- [WORK TO BE COMPLETED]:
What are the lines from the one with "Recreate this image" through the one with "Nutrient Loads, (Average", inclusive? Output them exactly, and leave out the pictures.
↓↓↓
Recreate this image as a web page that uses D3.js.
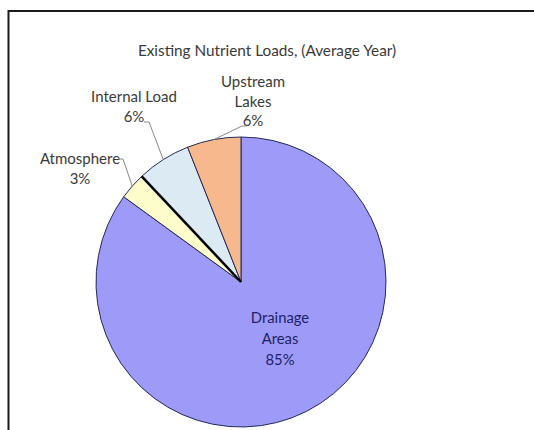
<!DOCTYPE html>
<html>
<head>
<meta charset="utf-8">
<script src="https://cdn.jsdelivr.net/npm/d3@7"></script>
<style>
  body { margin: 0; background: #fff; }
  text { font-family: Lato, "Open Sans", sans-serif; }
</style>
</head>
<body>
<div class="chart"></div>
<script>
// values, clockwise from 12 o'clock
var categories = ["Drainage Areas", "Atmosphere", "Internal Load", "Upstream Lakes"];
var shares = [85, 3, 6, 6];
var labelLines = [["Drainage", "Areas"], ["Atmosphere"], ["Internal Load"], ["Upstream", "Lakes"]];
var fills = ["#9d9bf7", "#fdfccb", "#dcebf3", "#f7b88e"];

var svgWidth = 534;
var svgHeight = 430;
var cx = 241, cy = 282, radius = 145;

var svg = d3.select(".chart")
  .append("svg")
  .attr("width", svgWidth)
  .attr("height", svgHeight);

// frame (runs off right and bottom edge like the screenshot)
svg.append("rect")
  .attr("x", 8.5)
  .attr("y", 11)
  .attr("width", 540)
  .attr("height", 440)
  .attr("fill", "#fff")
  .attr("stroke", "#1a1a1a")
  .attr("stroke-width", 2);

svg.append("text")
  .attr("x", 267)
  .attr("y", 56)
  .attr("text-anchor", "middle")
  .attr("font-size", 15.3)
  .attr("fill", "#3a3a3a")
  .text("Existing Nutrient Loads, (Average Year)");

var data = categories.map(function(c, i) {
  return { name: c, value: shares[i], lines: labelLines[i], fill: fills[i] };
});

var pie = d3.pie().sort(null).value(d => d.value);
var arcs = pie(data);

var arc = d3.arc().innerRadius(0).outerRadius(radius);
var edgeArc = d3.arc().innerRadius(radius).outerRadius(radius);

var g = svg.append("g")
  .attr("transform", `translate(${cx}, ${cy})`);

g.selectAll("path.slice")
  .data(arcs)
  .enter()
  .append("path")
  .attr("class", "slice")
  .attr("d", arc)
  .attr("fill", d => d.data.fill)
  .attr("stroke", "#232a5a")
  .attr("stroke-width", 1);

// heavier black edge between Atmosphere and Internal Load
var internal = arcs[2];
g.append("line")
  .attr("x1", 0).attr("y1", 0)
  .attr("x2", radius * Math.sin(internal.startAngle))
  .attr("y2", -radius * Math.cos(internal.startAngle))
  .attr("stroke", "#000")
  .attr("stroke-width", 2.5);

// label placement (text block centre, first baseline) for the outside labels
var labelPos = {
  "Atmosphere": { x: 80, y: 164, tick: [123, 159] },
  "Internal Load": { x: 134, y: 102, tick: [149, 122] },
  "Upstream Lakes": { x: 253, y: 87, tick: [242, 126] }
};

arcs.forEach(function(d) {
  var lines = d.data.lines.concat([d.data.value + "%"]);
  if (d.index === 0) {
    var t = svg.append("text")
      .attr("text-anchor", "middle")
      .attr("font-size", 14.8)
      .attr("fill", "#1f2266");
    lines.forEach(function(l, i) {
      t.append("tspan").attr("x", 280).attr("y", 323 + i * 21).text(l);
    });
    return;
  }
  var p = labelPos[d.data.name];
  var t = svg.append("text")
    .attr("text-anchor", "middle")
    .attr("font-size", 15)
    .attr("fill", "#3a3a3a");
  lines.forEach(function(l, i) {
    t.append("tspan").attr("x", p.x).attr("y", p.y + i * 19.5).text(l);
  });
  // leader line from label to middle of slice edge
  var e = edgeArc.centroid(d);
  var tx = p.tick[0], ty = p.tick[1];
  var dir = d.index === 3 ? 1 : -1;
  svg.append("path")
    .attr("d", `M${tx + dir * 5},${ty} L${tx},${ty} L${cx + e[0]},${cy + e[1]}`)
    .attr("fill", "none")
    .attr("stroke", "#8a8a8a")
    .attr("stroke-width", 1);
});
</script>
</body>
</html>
↑↑↑
↓↓↓
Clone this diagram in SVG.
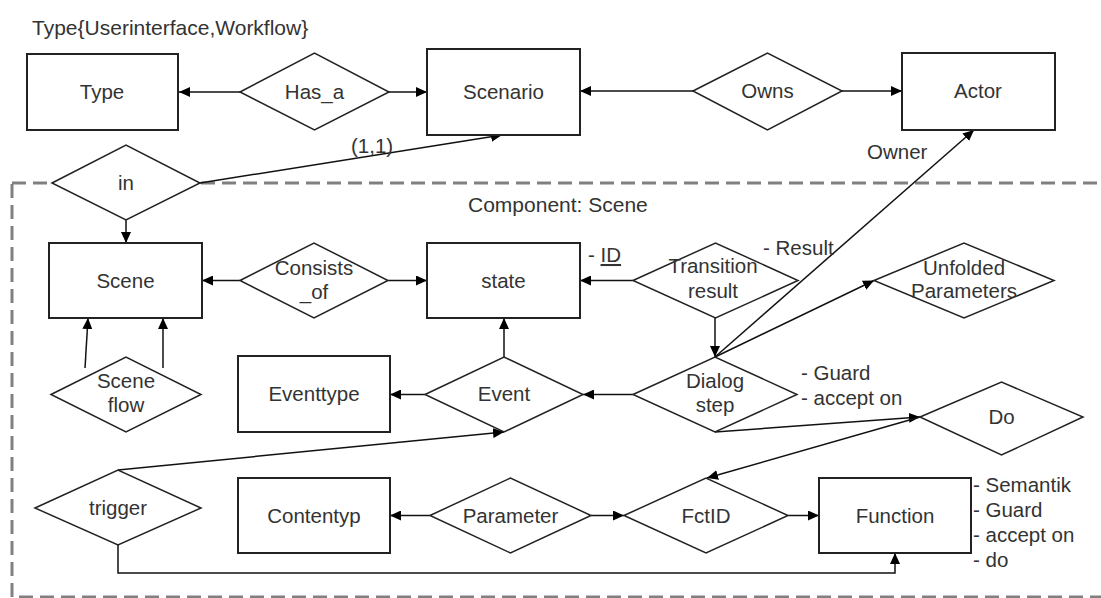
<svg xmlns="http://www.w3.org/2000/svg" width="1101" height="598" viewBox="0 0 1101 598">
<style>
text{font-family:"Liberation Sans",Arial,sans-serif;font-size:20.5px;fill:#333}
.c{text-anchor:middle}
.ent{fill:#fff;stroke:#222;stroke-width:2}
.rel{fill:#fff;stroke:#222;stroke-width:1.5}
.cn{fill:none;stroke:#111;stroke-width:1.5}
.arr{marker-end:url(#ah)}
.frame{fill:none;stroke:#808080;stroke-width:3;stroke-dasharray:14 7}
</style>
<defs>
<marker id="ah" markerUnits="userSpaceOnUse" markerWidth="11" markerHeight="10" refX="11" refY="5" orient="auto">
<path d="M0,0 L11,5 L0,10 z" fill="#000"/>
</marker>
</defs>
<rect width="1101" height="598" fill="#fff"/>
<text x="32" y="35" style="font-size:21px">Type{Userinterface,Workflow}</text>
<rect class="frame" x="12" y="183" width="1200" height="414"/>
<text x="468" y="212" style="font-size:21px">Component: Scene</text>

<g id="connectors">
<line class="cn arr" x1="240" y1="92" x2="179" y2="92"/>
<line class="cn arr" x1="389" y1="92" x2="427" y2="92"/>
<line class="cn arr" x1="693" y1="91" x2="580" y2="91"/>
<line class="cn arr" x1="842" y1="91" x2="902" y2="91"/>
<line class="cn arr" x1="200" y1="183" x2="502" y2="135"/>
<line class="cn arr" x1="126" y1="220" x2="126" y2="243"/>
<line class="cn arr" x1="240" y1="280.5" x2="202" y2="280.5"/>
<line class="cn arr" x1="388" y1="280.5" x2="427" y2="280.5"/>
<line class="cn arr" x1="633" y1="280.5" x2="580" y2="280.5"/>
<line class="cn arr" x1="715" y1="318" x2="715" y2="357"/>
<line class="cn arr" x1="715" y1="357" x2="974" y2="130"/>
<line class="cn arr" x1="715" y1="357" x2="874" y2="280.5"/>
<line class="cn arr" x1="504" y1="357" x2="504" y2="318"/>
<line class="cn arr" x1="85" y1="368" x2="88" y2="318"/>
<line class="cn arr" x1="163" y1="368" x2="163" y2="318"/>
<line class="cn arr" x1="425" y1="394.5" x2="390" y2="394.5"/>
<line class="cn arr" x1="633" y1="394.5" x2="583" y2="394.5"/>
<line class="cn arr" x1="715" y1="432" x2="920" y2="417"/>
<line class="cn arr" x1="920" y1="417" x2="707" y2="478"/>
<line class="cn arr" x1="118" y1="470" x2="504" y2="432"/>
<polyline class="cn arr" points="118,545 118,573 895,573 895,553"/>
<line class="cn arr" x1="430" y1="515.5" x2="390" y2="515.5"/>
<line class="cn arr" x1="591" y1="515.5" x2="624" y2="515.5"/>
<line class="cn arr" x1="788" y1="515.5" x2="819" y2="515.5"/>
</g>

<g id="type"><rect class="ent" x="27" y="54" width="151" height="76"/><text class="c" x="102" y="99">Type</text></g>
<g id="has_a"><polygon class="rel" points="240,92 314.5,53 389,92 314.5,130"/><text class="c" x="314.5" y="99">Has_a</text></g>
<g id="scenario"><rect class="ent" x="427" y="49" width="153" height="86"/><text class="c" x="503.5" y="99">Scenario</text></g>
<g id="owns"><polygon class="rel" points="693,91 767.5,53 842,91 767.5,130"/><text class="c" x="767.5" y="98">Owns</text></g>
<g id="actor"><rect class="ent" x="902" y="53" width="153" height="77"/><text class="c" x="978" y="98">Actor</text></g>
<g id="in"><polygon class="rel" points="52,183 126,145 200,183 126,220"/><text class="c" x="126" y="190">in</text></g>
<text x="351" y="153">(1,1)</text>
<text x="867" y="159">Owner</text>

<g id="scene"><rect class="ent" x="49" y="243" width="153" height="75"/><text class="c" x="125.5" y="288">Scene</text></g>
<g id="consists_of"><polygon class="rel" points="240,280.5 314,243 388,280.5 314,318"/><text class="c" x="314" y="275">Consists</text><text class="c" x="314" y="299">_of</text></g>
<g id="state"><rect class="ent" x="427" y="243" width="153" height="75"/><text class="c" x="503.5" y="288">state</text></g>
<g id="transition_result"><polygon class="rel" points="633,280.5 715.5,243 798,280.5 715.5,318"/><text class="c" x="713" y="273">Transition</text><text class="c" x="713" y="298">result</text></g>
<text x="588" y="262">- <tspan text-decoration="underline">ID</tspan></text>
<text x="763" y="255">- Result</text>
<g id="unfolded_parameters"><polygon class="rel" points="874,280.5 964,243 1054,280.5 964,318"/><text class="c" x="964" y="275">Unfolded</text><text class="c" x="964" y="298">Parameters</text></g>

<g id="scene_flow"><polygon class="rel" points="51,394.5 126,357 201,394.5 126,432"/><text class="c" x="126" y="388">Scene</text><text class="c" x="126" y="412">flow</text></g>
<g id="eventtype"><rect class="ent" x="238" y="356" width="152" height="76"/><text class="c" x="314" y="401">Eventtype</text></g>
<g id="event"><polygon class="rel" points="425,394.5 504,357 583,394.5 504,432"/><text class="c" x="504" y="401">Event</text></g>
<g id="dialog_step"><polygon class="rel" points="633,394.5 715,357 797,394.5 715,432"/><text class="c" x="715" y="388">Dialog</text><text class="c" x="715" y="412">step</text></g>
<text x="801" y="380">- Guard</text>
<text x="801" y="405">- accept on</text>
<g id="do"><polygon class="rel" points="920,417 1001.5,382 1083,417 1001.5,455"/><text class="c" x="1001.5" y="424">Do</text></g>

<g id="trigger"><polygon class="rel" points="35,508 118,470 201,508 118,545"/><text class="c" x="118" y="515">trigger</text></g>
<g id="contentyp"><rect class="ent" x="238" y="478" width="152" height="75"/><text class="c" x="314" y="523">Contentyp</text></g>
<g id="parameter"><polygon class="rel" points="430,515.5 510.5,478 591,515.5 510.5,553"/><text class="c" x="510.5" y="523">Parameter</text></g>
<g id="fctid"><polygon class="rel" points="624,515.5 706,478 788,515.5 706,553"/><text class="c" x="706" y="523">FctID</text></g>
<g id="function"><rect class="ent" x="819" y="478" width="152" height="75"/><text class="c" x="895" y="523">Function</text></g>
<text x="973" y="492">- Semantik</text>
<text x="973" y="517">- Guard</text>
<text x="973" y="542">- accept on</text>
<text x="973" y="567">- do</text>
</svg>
↑↑↑
↓↓↓
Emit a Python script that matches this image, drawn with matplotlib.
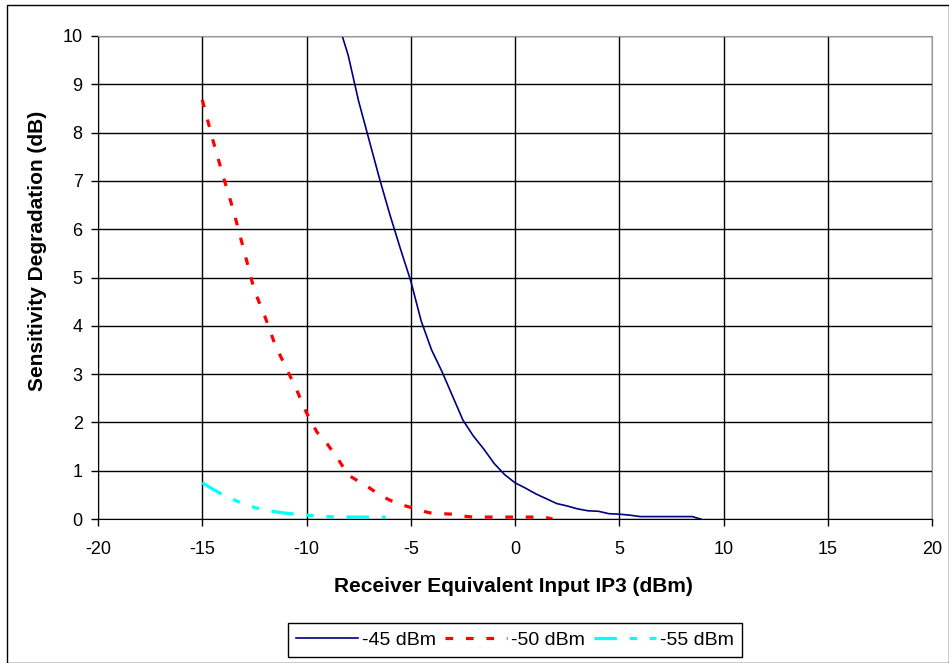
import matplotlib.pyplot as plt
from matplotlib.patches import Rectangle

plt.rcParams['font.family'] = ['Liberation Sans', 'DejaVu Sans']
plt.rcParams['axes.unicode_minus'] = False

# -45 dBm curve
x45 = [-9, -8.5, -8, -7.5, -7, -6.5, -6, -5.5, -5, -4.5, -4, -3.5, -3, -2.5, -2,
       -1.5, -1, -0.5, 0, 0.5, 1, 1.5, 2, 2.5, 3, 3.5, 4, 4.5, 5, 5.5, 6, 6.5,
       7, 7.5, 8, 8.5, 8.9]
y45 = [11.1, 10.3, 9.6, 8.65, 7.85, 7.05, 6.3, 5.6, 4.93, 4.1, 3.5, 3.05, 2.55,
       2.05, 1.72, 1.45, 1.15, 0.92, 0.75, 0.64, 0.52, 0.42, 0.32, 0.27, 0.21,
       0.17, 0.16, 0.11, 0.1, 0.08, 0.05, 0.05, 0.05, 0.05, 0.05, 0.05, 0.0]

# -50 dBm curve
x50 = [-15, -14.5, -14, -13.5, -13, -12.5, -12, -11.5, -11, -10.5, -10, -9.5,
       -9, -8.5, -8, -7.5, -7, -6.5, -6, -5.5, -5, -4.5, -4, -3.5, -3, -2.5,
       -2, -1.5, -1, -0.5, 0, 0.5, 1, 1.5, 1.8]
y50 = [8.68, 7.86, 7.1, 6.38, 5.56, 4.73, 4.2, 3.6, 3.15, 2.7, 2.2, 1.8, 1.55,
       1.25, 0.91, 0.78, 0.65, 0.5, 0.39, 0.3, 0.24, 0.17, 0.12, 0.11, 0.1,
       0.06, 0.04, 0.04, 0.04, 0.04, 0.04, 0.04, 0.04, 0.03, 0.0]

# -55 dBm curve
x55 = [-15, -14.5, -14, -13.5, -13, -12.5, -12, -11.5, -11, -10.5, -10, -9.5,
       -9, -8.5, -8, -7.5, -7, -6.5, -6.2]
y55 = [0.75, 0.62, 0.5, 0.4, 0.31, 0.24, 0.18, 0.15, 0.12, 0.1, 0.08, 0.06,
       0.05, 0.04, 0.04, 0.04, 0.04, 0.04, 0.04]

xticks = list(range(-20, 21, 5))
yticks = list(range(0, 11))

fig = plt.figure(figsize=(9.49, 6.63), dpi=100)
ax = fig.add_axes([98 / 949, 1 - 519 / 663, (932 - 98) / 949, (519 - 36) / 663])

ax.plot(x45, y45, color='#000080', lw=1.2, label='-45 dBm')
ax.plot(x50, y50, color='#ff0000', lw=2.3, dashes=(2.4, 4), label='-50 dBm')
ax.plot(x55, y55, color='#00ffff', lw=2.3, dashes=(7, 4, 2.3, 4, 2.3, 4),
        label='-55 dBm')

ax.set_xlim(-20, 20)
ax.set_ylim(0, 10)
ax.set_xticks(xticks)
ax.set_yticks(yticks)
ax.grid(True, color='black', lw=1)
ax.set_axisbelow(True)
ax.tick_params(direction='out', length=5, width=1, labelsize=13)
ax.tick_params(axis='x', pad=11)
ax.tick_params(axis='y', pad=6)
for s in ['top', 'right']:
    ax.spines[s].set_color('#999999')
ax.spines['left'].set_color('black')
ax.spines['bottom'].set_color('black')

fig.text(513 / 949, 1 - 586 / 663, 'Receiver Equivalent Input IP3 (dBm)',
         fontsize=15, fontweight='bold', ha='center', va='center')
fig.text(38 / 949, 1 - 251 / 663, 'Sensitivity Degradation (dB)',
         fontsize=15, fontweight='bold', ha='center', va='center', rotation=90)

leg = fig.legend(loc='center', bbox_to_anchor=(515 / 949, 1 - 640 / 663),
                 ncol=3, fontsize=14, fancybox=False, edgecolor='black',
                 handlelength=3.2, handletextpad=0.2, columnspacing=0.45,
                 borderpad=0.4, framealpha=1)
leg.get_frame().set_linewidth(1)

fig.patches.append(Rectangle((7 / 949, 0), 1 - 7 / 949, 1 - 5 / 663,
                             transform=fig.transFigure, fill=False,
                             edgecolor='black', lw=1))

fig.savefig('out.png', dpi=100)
↑↑↑
- [RESPONSE]:
Recreate this image as a web page that uses D3.js.
<!DOCTYPE html>
<html>
<head>
<meta charset="utf-8">
<script src="https://cdn.jsdelivr.net/npm/d3@7"></script>
<style>
  body { margin: 0; background: #fff; }
  text { font-family: Lato, "Open Sans", sans-serif; }
</style>
</head>
<body>
<div class="chart"></div>
<script>
// values, clockwise from 12 o'clock
var categories = ["Drainage Areas", "Atmosphere", "Internal Load", "Upstream Lakes"];
var shares = [85, 3, 6, 6];
var labelLines = [["Drainage", "Areas"], ["Atmosphere"], ["Internal Load"], ["Upstream", "Lakes"]];
var fills = ["#9d9bf7", "#fdfccb", "#dcebf3", "#f7b88e"];

var svgWidth = 534;
var svgHeight = 430;
var cx = 241, cy = 282, radius = 145;

var svg = d3.select(".chart")
  .append("svg")
  .attr("width", svgWidth)
  .attr("height", svgHeight);

// frame (runs off right and bottom edge like the screenshot)
svg.append("rect")
  .attr("x", 8.5)
  .attr("y", 11)
  .attr("width", 540)
  .attr("height", 440)
  .attr("fill", "#fff")
  .attr("stroke", "#1a1a1a")
  .attr("stroke-width", 2);

svg.append("text")
  .attr("x", 267)
  .attr("y", 56)
  .attr("text-anchor", "middle")
  .attr("font-size", 15.3)
  .attr("fill", "#3a3a3a")
  .text("Existing Nutrient Loads, (Average Year)");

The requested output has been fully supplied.